* **WORK INSTRUCTIONS**
What follows is a listing; restate every line of it word for word.

* **INFORMATION PROVIDED**
_ _ _

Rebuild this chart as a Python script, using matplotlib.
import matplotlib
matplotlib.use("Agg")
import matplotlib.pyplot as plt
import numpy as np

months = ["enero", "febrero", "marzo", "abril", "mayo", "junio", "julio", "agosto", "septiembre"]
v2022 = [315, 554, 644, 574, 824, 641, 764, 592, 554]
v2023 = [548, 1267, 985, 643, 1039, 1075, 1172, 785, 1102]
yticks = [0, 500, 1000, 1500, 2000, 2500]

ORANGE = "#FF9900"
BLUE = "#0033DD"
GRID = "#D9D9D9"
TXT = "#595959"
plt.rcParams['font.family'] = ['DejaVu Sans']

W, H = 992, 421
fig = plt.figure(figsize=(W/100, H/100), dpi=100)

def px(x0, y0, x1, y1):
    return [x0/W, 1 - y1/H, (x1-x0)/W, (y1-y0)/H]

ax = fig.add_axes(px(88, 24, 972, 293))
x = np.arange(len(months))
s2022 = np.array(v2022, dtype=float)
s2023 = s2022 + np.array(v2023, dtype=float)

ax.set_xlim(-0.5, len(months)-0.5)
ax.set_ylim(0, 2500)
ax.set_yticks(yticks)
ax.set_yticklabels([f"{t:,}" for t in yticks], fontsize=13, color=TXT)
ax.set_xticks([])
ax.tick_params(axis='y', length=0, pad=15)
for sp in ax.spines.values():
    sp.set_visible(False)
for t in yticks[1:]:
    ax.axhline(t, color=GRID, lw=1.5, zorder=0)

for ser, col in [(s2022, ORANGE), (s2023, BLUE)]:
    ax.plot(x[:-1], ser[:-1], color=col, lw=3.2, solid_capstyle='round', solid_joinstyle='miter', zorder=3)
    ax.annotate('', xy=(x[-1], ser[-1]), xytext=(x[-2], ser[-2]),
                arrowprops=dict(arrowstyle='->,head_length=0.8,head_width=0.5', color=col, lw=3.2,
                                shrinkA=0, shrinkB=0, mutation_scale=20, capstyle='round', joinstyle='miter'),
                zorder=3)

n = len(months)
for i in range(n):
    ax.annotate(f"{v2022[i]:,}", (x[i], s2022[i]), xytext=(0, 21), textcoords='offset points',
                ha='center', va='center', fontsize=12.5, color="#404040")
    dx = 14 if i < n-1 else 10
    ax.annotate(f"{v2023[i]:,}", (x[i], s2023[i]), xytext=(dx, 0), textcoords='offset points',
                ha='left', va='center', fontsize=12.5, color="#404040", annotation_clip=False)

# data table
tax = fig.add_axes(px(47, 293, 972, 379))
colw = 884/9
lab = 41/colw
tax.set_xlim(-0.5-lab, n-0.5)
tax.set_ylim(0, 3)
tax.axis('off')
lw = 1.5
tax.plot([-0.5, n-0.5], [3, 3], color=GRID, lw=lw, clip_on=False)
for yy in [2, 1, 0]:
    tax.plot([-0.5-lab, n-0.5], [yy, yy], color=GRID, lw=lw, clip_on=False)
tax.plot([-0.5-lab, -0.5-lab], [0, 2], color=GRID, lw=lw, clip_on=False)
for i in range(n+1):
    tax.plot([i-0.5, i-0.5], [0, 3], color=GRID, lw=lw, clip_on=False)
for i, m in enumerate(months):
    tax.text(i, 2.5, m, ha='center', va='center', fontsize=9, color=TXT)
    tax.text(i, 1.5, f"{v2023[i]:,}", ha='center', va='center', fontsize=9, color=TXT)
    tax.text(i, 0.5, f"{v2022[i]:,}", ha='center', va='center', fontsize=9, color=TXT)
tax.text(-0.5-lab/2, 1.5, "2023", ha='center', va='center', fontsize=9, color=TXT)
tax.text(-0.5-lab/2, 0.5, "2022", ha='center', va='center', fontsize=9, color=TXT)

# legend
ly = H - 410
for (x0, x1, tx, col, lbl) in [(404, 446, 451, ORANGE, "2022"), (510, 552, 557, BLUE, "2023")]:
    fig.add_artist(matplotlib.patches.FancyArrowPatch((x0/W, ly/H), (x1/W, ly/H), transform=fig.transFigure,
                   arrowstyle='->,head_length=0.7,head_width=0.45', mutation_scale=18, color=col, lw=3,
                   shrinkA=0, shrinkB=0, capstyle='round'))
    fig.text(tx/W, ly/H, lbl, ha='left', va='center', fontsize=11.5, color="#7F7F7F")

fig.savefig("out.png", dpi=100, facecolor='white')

_ _ _

* **COMPLETE ANSWER**
Rebuild this chart as a Python script, using matplotlib.
import matplotlib
matplotlib.use("Agg")
import matplotlib.pyplot as plt
import numpy as np

months = ["enero", "febrero", "marzo", "abril", "mayo", "junio", "julio", "agosto", "septiembre"]
v2022 = [315, 554, 644, 574, 824, 641, 764, 592, 554]
v2023 = [548, 1267, 985, 643, 1039, 1075, 1172, 785, 1102]
yticks = [0, 500, 1000, 1500, 2000, 2500]

ORANGE = "#FF9900"
BLUE = "#0033DD"
GRID = "#D9D9D9"
TXT = "#595959"
plt.rcParams['font.family'] = ['DejaVu Sans']

W, H = 992, 421
fig = plt.figure(figsize=(W/100, H/100), dpi=100)

def px(x0, y0, x1, y1):
    return [x0/W, 1 - y1/H, (x1-x0)/W, (y1-y0)/H]

ax = fig.add_axes(px(88, 24, 972, 293))
x = np.arange(len(months))
s2022 = np.array(v2022, dtype=float)
s2023 = s2022 + np.array(v2023, dtype=float)

ax.set_xlim(-0.5, len(months)-0.5)
ax.set_ylim(0, 2500)
ax.set_yticks(yticks)
ax.set_yticklabels([f"{t:,}" for t in yticks], fontsize=13, color=TXT)
ax.set_xticks([])
ax.tick_params(axis='y', length=0, pad=15)
for sp in ax.spines.values():
    sp.set_visible(False)
for t in yticks[1:]:
    ax.axhline(t, color=GRID, lw=1.5, zorder=0)

for ser, col in [(s2022, ORANGE), (s2023, BLUE)]:
    ax.plot(x[:-1], ser[:-1], color=col, lw=3.2, solid_capstyle='round', solid_joinstyle='miter', zorder=3)
    ax.annotate('', xy=(x[-1], ser[-1]), xytext=(x[-2], ser[-2]),
                arrowprops=dict(arrowstyle='->,head_length=0.8,head_width=0.5', color=col, lw=3.2,
                                shrinkA=0, shrinkB=0, mutation_scale=20, capstyle='round', joinstyle='miter'),
                zorder=3)

n = len(months)
for i in range(n):
    ax.annotate(f"{v2022[i]:,}", (x[i], s2022[i]), xytext=(0, 21), textcoords='offset points',
                ha='center', va='center', fontsize=12.5, color="#404040")
    dx = 14 if i < n-1 else 10
    ax.annotate(f"{v2023[i]:,}", (x[i], s2023[i]), xytext=(dx, 0), textcoords='offset points',
                ha='left', va='center', fontsize=12.5, color="#404040", annotation_clip=False)

# data table
tax = fig.add_axes(px(47, 293, 972, 379))
colw = 884/9
lab = 41/colw
tax.set_xlim(-0.5-lab, n-0.5)
tax.set_ylim(0, 3)
tax.axis('off')
lw = 1.5
tax.plot([-0.5, n-0.5], [3, 3], color=GRID, lw=lw, clip_on=False)
for yy in [2, 1, 0]:
    tax.plot([-0.5-lab, n-0.5], [yy, yy], color=GRID, lw=lw, clip_on=False)
tax.plot([-0.5-lab, -0.5-lab], [0, 2], color=GRID, lw=lw, clip_on=False)
for i in range(n+1):
    tax.plot([i-0.5, i-0.5], [0, 3], color=GRID, lw=lw, clip_on=False)
for i, m in enumerate(months):
    tax.text(i, 2.5, m, ha='center', va='center', fontsize=9, color=TXT)
    tax.text(i, 1.5, f"{v2023[i]:,}", ha='center', va='center', fontsize=9, color=TXT)
    tax.text(i, 0.5, f"{v2022[i]:,}", ha='center', va='center', fontsize=9, color=TXT)
tax.text(-0.5-lab/2, 1.5, "2023", ha='center', va='center', fontsize=9, color=TXT)
tax.text(-0.5-lab/2, 0.5, "2022", ha='center', va='center', fontsize=9, color=TXT)

# legend
ly = H - 410
for (x0, x1, tx, col, lbl) in [(404, 446, 451, ORANGE, "2022"), (510, 552, 557, BLUE, "2023")]:
    fig.add_artist(matplotlib.patches.FancyArrowPatch((x0/W, ly/H), (x1/W, ly/H), transform=fig.transFigure,
                   arrowstyle='->,head_length=0.7,head_width=0.45', mutation_scale=18, color=col, lw=3,
                   shrinkA=0, shrinkB=0, capstyle='round'))
    fig.text(tx/W, ly/H, lbl, ha='left', va='center', fontsize=11.5, color="#7F7F7F")

fig.savefig("out.png", dpi=100, facecolor='white')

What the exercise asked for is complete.